I tried to act brave for the girls, tried to make them believe I knew what I was doing, but inside my head I was a mess.
Dad, I thought. What do I do, Dad?
I tried not to be angry at him. In a strange way, I thought if I was angry then he wouldn’t help me. I spent the final two hours of darkness on my stomach, watching the trunk below, occasionally glimpsing Rusty or one of the smaller hogs. The juniper rocked slowly against the storm. I looked over at the bear. He was trying to climb higher, but he was making a weak effort of it. I felt a connection to the beast in his own private battle. I looked away and thought again about the difference between mammals and reptiles.
Pigs can make gentle pets when raised in captivity. And, of course, so can dogs. I’ve even seen pet bears on television. With mammals, if you take away their need to constantly search for food, it seems to make room in their heads for love and loyalty and companionship. But make them fend for themselves, and they turn into killers. A dog turns into a wolf. A pig grows coarse hair and tusks and slims down into a lethal thug.
I studied the bear again, still struggling to climb. I wondered if friendly feelings were buried deep in his thick head. Feelings that hadn’t been completely extinguished by the daily struggle of survival.
I worried that there were snakes above us. I didn’t know why there wouldn’t be. The bear could be climbing toward them.
Stay still. Don’t move like that. Daylight will be here soon.
Any snakes above us would most likely stay where they were or go higher. It was certain death for them to leave the trees. The best I could do was stop the flow of them up into our space. Keep them off the girls. I gripped the spear tightly and resumed my watch.
* * *
The swamp slowly reveal
ed itself in dull, diluted light. Through the rain I made out not just the backs of the hogs but their eyes and their tusks as well. Two deer standing in the brush. The green of leaves and yellow of cane stems. Everything wet and pressed. There were no birdcalls, no squirrel chatter. Only the soft grunting of the pigs and an occasional thrashing in the water downhill. With the onset of morning a relative calmness had settled over the mound.

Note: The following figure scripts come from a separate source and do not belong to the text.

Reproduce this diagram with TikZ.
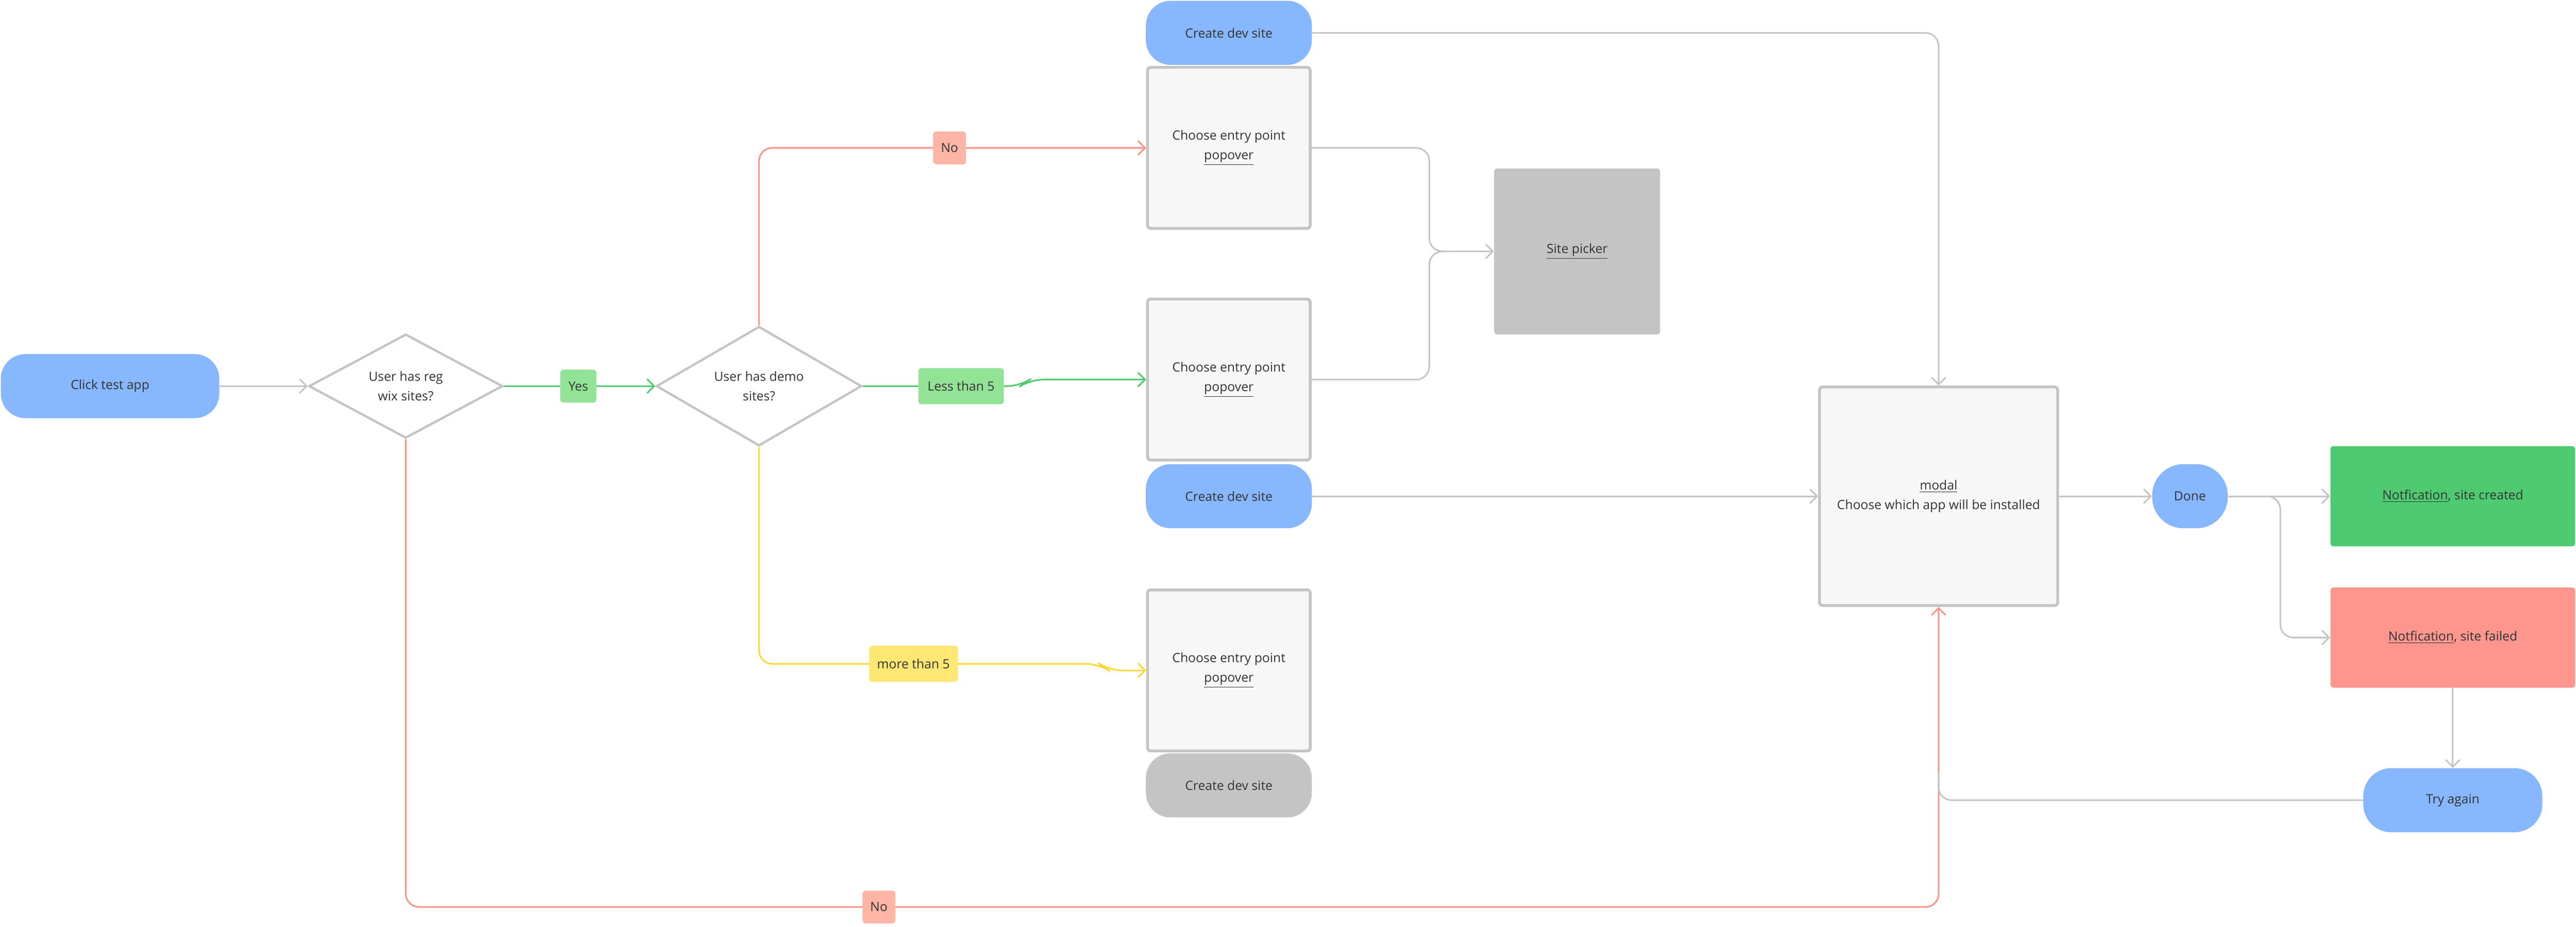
\documentclass[tikz,border=0pt]{standalone}
\usepackage{fontspec}
\setmainfont{Open Sans}
\usetikzlibrary{shapes.geometric,arrows.meta}
\definecolor{tblue}{HTML}{87B7FF}
\definecolor{tgrey}{HTML}{C4C4C4}
\definecolor{tbox}{HTML}{F7F7F7}
\definecolor{tgreen}{HTML}{4ECB71}
\definecolor{tlgreen}{HTML}{92E396}
\definecolor{tred}{HTML}{FF968E}
\definecolor{tsalmon}{HTML}{FFB5A6}
\definecolor{tyellow}{HTML}{FFE773}
\definecolor{tylw}{HTML}{FFD633}
\definecolor{ttext}{HTML}{333333}
\begin{document}
\begin{tikzpicture}[x=0.04082cm,y=-0.04082cm,
  every node/.style={font=\fontsize{9}{14}\selectfont,text=ttext,align=center,inner sep=0pt},
  term/.style={fill=tblue,rounded corners=15*0.04082cm,minimum width=#1*0.04082cm,minimum height=39*0.04082cm},
  term/.default=101,
  box/.style={fill=tbox,draw=tgrey,line width=2pt,rounded corners=2pt,minimum width=99*0.04082cm,minimum height=98*0.04082cm},
  dia/.style={diamond,draw=tgrey,fill=white,line width=1.6pt,minimum width=#1*0.04082cm,minimum height=61*0.04082cm},
  tag/.style={fill=#1,rounded corners=2pt,minimum height=20*0.04082cm,inner xsep=4pt},
  conn/.style={draw=#1,line width=1.1pt,rounded corners=8*0.04082cm,-{Straight Barb[length=5pt,width=10pt]}},
  conn/.default=tgrey,
  plain/.style={draw=#1,line width=1.1pt,rounded corners=8*0.04082cm},
  plain/.default=tgrey]
\useasboundingbox (0,0) rectangle (1568,564);
% nodes
\node[term=133] (click) at (67,235) {Click test app};
\node[dia=118] (d1) at (247,235) {User has reg\\wix sites?};
\node[dia=125] (d2) at (462,235) {User has demo\\sites?};
\node[term] (cd1) at (748,20) {Create dev site};
\node[box] (ch1) at (748,90) {Choose entry point\\\underline{popover}};
\node[box] (ch2) at (748,231) {Choose entry point\\\underline{popover}};
\node[term] (cd2) at (748,302) {Create dev site};
\node[box] (ch3) at (748,408) {Choose entry point\\\underline{popover}};
\node[term,fill=tgrey] (cd3) at (748,478) {Create dev site};
\node[fill=tgrey,rounded corners=2pt,minimum width=101*0.04082cm,minimum height=101*0.04082cm] (sp) at (960,153) {\underline{Site picker}};
\node[box,minimum width=145*0.04082cm,minimum height=133*0.04082cm] (modal) at (1180,302) {\underline{modal}\\Choose which app will be installed};
\node[fill=tblue,rounded corners=19*0.04082cm,minimum width=46*0.04082cm,minimum height=39*0.04082cm] (done) at (1333,302) {Done};
\node[fill=tgreen,rounded corners=2pt,minimum width=149*0.04082cm,minimum height=61*0.04082cm] (nok) at (1493,302) {\underline{Notfication}, site created};
\node[fill=tred,rounded corners=2pt,minimum width=149*0.04082cm,minimum height=61*0.04082cm] (nfail) at (1493,388) {\underline{Notfication}, site failed};
\node[term=109,rounded corners=17*0.04082cm] (try) at (1493,487) {Try again};
\coordinate (m) at (1180,370);
% connectors
\draw[conn] (click) -- (d1);
\draw[conn=tgreen] (d1) -- (d2);
\draw[conn=tsalmon!80!red] (d2.north) -- (462,90) -- (ch1.west);
\draw[conn=tgreen] (d2.east) -- (621,235) -- (627,231) -- (ch2.west);
\draw[conn=tylw] (d2.south) -- (462,404) -- (669,404) -- (675,408) -- (ch3.west);
\draw[conn=tsalmon!80!red] (d1.south) -- (247,552) -- (1180,552) -- (modal.south);
\draw[conn] (cd1.east) -- (1180,20) -- (modal.north);
\draw[conn] (ch1.east) -- (870,90) -- (870,153) -- (sp.west);
\draw[plain] (ch2.east) -- (870,231) -- (870,153) -- (880,153);
\draw[conn] (cd2.east) -- (modal.west);
\draw[conn] (modal.east) -- (done.west);
\draw[conn] (done.east) -- (nok.west);
\draw[conn] (1380,302) -- (1388,302) -- (1388,388) -- (nfail.west);
\draw[conn] (nfail.south) -- (try.north);
\draw[plain] (try.west) -- (1180,487) -- (1180,470);
% labels
\node[tag=tlgreen,minimum width=22*0.04082cm] (yes) at (352,235) {Yes};
\node[tag=tsalmon,minimum width=20*0.04082cm] (no1) at (578,90) {No};
\node[tag=tlgreen,minimum width=52*0.04082cm,minimum height=22*0.04082cm] (lt5) at (585,235) {Less than 5};
\node[tag=tyellow,minimum width=54*0.04082cm,minimum height=22*0.04082cm] (mt5) at (556,404) {more than 5};
\node[tag=tsalmon,minimum width=20*0.04082cm] (no2) at (535,552) {No};
\end{tikzpicture}
\end{document}
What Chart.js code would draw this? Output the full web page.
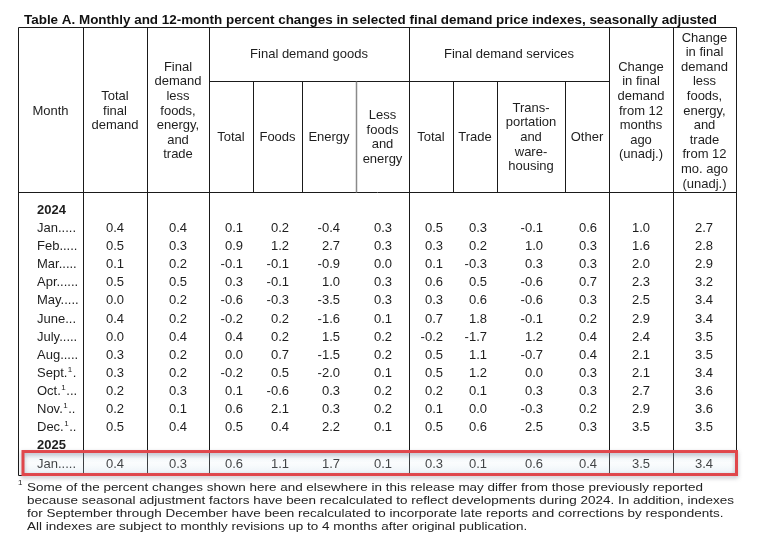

I worked my way into a sitting position and turned to the girls. My eyes went straight to Liza’s foot. It was swollen to twice its size, purple and black with streaks of red running up her ankle. Both of them were shivering with cold and sickness, their heads buried into each other, Francie balled tightly into her lap.
“Liza,” I said.
She didn’t answer me.
“It’s morning.”
She shifted slightly and grew still again. I wanted her to talk to me.
“Liza, do you remember when we used catch the bullfrogs in the creek? We brought them to Dad, and he cleaned them and fried the legs for us. We had fried frog legs. Remember that?”
She didn’t move.
“They were so small it was like eating crab claws. But we thought it was the best thing in the world.”
The wind gusted and a wet leaf slapped against her cheek. I reached out and pulled it away.
“Liza? Remember? We were gonna go into business together and make a lot of money selling frog legs.”
Nothing.
“Liza? Just say something to me.”
“I feel sick,” she muttered.
“Okay,” I said. “Don’t say anything, then. Just stay still.”
I studied her foot again. I thought about cutting slices in it to relieve the pressure. Then I thought about the open wounds getting infected. As with the rest of our situation, there seemed to be no clear choices. Then I felt my own wound throbbing on my leg and looked down to see the nasty tear, rain-washed and hanging open like a cut of raw steak. The same red streaks of infection ran up my thigh.
Just how many ways can there be to die in this place? I wondered.